▸ Stated problem: Quote every line as written. Omit pictures.

▸ Information provided:
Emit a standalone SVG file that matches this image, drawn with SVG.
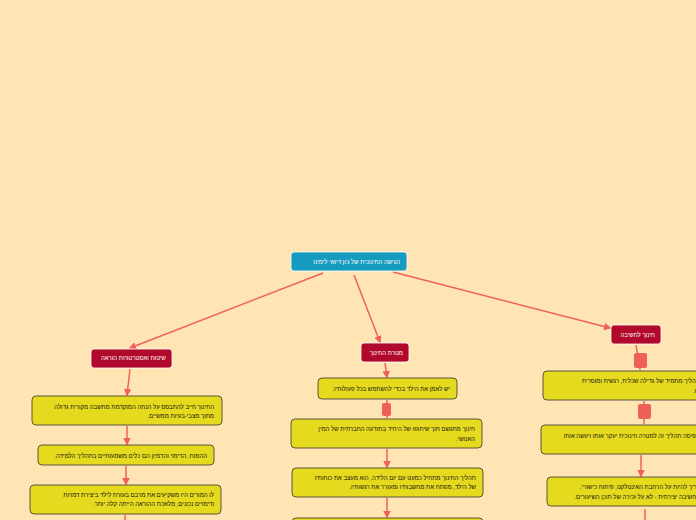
<svg xmlns="http://www.w3.org/2000/svg" width="696" height="520" viewBox="0 0 696 520">
<style>
.t{font-family:"Liberation Sans","DejaVu Sans",sans-serif;font-size:6px;direction:rtl;}
.w{fill:#fff;}
.k{fill:#111;}
.y{fill:#e6da1e;stroke:#333;stroke-width:0.8;}
.r{fill:#b0092b;stroke:#fff;stroke-width:0.8;}
.c{stroke:#f0605a;stroke-width:1.5;fill:none;}
.s{fill:#f0605a;}
</style>
<defs><marker id="a" viewBox="0 0 10 10" refX="8" refY="5" markerWidth="5" markerHeight="5" orient="auto"><path d="M0,0L10,5L0,10z" fill="#f0605a"/></marker></defs>
<rect width="696" height="520" fill="#ffe5b4"/>
<g id="connectors">
<path class="c" d="M323,273L130,348" marker-end="url(#a)"/>
<path class="c" d="M354,275L380,342" marker-end="url(#a)"/>
<path class="c" d="M393,272L610,328" marker-end="url(#a)"/>
<path class="c" d="M130,369L127,395" marker-end="url(#a)"/>
<path class="c" d="M127,426L127,444" marker-end="url(#a)"/>
<path class="c" d="M126,466L126,484" marker-end="url(#a)"/>
<path class="c" d="M125,515L125,520"/>
<path class="c" d="M385,363L387,377" marker-end="url(#a)"/>
<path class="c" d="M387,400L387,418"/>
<path class="c" d="M387,449L387,467" marker-end="url(#a)"/>
<path class="c" d="M387,498L387,517" marker-end="url(#a)"/>
<path class="c" d="M636,345L640,370"/>
<path class="c" d="M644,401L644,424"/>
<path class="c" d="M641,455L641,476" marker-end="url(#a)"/>
<path class="c" d="M645,509L645,520"/>
<rect class="s" x="382" y="403" width="9" height="13" rx="2"/>
<rect class="s" x="634" y="353" width="13" height="15" rx="2"/>
<rect class="s" x="638" y="404" width="13" height="15" rx="2"/>
</g>
<g id="root"><rect x="291" y="252" width="116" height="19" rx="3" fill="#169bc0" stroke="#fff" stroke-width="0.8"/><text class="t w" x="400" y="264">הגישה החינוכית של ג'ון דיואי לימינו</text></g>
<g id="n-left"><rect class="r" x="91" y="349" width="81" height="19" rx="3"/><text class="t w" x="166" y="360">שיטות ואסטרטגיות הוראה</text></g>
<g id="n-mid"><rect class="r" x="361" y="343" width="48" height="19" rx="3"/><text class="t w" x="403" y="355">מטרת החינוך</text></g>
<g id="n-right"><rect class="r" x="611" y="325" width="50" height="19" rx="3"/><text class="t w" x="655" y="337">חינוך לחשיבה</text></g>
<g id="l1"><rect class="y" x="32" y="396" width="190" height="29" rx="4"/><text class="t k" x="214" y="409">החינוך חייב להתבסס על הנחה המוקדמת מחשבה מקורית גדולה</text><text class="t k" x="214" y="418">מתוך מצבי-בעיות ממשיים.</text></g>
<g id="l2"><rect class="y" x="38" y="445" width="176" height="20" rx="4"/><text class="t k" x="207" y="458">ההמות, הדימוי והדמיון הם כלים משמעותיים בתהליך הלמידה.</text></g>
<g id="l3"><rect class="y" x="30" y="485" width="191" height="29" rx="4"/><text class="t k" x="214" y="497">לו המורים היו משקיעים את מרבם בעזרת לילד ביצירת דמויות</text><text class="t k" x="214" y="506">ודימויים נכונים, מלאכת ההוראה הייתה קלה יותר.</text></g>
<g id="m1"><rect class="y" x="318" y="378" width="139" height="21" rx="4"/><text class="t k" x="450" y="391">יש לאמן את הילד בכדי להשתמש בכל פעולותיו.</text></g>
<g id="m2"><rect class="y" x="291" y="419" width="191" height="29" rx="4"/><text class="t k" x="475" y="431">חינוך מתגשם תוך שיתופו של היחיד בתודעה החברתית של המין</text><text class="t k" x="475" y="441">האנושי.</text></g>
<g id="m3"><rect class="y" x="292" y="468" width="191" height="29" rx="4"/><text class="t k" x="476" y="480">תהליך החינוך מתחיל כמעט עם יום הלידה, הוא מעצב את כוחותיו</text><text class="t k" x="476" y="489">של הילד, מפתח את מחשבותיו ומעורר את רגשותיו.</text></g>
<g id="m4"><rect class="y" x="292" y="518" width="191" height="12" rx="4"/></g>
<g id="r1"><rect class="y" x="543" y="371" width="170" height="29" rx="4"/><text class="t k" x="700" y="383">תהליך מתמיד של גדילה שכלית, רגשית ומוסרית</text><text class="t k" x="700" y="393">בו.</text></g>
<g id="r2"><rect class="y" x="541" y="425" width="170" height="29" rx="4"/><text class="t k" x="700" y="438">תפיסה תהליך זה למטרה חינוכית יעקר אותו ויעשה אותו</text></g>
<g id="r3"><rect class="y" x="547" y="477" width="170" height="29" rx="4"/><text class="t k" x="700" y="489">צריך להיות על הרחבת האינטלקט, פיתוח כישורי,</text><text class="t k" x="700" y="499">החשיבה יצירתית - לא על זכירה של תוכן השיעורים.</text></g>
</svg>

▸ Problem solution:
Emit a standalone SVG file that matches this image, drawn with SVG.
<svg xmlns="http://www.w3.org/2000/svg" width="696" height="520" viewBox="0 0 696 520">
<style>
.t{font-family:"Liberation Sans","DejaVu Sans",sans-serif;font-size:6px;direction:rtl;}
.w{fill:#fff;}
.k{fill:#111;}
.y{fill:#e6da1e;stroke:#333;stroke-width:0.8;}
.r{fill:#b0092b;stroke:#fff;stroke-width:0.8;}
.c{stroke:#f0605a;stroke-width:1.5;fill:none;}
.s{fill:#f0605a;}
</style>
<defs><marker id="a" viewBox="0 0 10 10" refX="8" refY="5" markerWidth="5" markerHeight="5" orient="auto"><path d="M0,0L10,5L0,10z" fill="#f0605a"/></marker></defs>
<rect width="696" height="520" fill="#ffe5b4"/>
<g id="connectors">
<path class="c" d="M323,273L130,348" marker-end="url(#a)"/>
<path class="c" d="M354,275L380,342" marker-end="url(#a)"/>
<path class="c" d="M393,272L610,328" marker-end="url(#a)"/>
<path class="c" d="M130,369L127,395" marker-end="url(#a)"/>
<path class="c" d="M127,426L127,444" marker-end="url(#a)"/>
<path class="c" d="M126,466L126,484" marker-end="url(#a)"/>
<path class="c" d="M125,515L125,520"/>
<path class="c" d="M385,363L387,377" marker-end="url(#a)"/>
<path class="c" d="M387,400L387,418"/>
<path class="c" d="M387,449L387,467" marker-end="url(#a)"/>
<path class="c" d="M387,498L387,517" marker-end="url(#a)"/>
<path class="c" d="M636,345L640,370"/>
<path class="c" d="M644,401L644,424"/>
<path class="c" d="M641,455L641,476" marker-end="url(#a)"/>
<path class="c" d="M645,509L645,520"/>
<rect class="s" x="382" y="403" width="9" height="13" rx="2"/>
<rect class="s" x="634" y="353" width="13" height="15" rx="2"/>
<rect class="s" x="638" y="404" width="13" height="15" rx="2"/>
</g>
<g id="root"><rect x="291" y="252" width="116" height="19" rx="3" fill="#169bc0" stroke="#fff" stroke-width="0.8"/><text class="t w" x="400" y="264">הגישה החינוכית של ג'ון דיואי לימינו</text></g>
<g id="n-left"><rect class="r" x="91" y="349" width="81" height="19" rx="3"/><text class="t w" x="166" y="360">שיטות ואסטרטגיות הוראה</text></g>
<g id="n-mid"><rect class="r" x="361" y="343" width="48" height="19" rx="3"/><text class="t w" x="403" y="355">מטרת החינוך</text></g>
<g id="n-right"><rect class="r" x="611" y="325" width="50" height="19" rx="3"/><text class="t w" x="655" y="337">חינוך לחשיבה</text></g>
<g id="l1"><rect class="y" x="32" y="396" width="190" height="29" rx="4"/><text class="t k" x="214" y="409">החינוך חייב להתבסס על הנחה המוקדמת מחשבה מקורית גדולה</text><text class="t k" x="214" y="418">מתוך מצבי-בעיות ממשיים.</text></g>
<g id="l2"><rect class="y" x="38" y="445" width="176" height="20" rx="4"/><text class="t k" x="207" y="458">ההמות, הדימוי והדמיון הם כלים משמעותיים בתהליך הלמידה.</text></g>
<g id="l3"><rect class="y" x="30" y="485" width="191" height="29" rx="4"/><text class="t k" x="214" y="497">לו המורים היו משקיעים את מרבם בעזרת לילד ביצירת דמויות</text><text class="t k" x="214" y="506">ודימויים נכונים, מלאכת ההוראה הייתה קלה יותר.</text></g>
<g id="m1"><rect class="y" x="318" y="378" width="139" height="21" rx="4"/><text class="t k" x="450" y="391">יש לאמן את הילד בכדי להשתמש בכל פעולותיו.</text></g>
<g id="m2"><rect class="y" x="291" y="419" width="191" height="29" rx="4"/><text class="t k" x="475" y="431">חינוך מתגשם תוך שיתופו של היחיד בתודעה החברתית של המין</text><text class="t k" x="475" y="441">האנושי.</text></g>
<g id="m3"><rect class="y" x="292" y="468" width="191" height="29" rx="4"/><text class="t k" x="476" y="480">תהליך החינוך מתחיל כמעט עם יום הלידה, הוא מעצב את כוחותיו</text><text class="t k" x="476" y="489">של הילד, מפתח את מחשבותיו ומעורר את רגשותיו.</text></g>
<g id="m4"><rect class="y" x="292" y="518" width="191" height="12" rx="4"/></g>
<g id="r1"><rect class="y" x="543" y="371" width="170" height="29" rx="4"/><text class="t k" x="700" y="383">תהליך מתמיד של גדילה שכלית, רגשית ומוסרית</text><text class="t k" x="700" y="393">בו.</text></g>
<g id="r2"><rect class="y" x="541" y="425" width="170" height="29" rx="4"/><text class="t k" x="700" y="438">תפיסה תהליך זה למטרה חינוכית יעקר אותו ויעשה אותו</text></g>
<g id="r3"><rect class="y" x="547" y="477" width="170" height="29" rx="4"/><text class="t k" x="700" y="489">צריך להיות על הרחבת האינטלקט, פיתוח כישורי,</text><text class="t k" x="700" y="499">החשיבה יצירתית - לא על זכירה של תוכן השיעורים.</text></g>
</svg>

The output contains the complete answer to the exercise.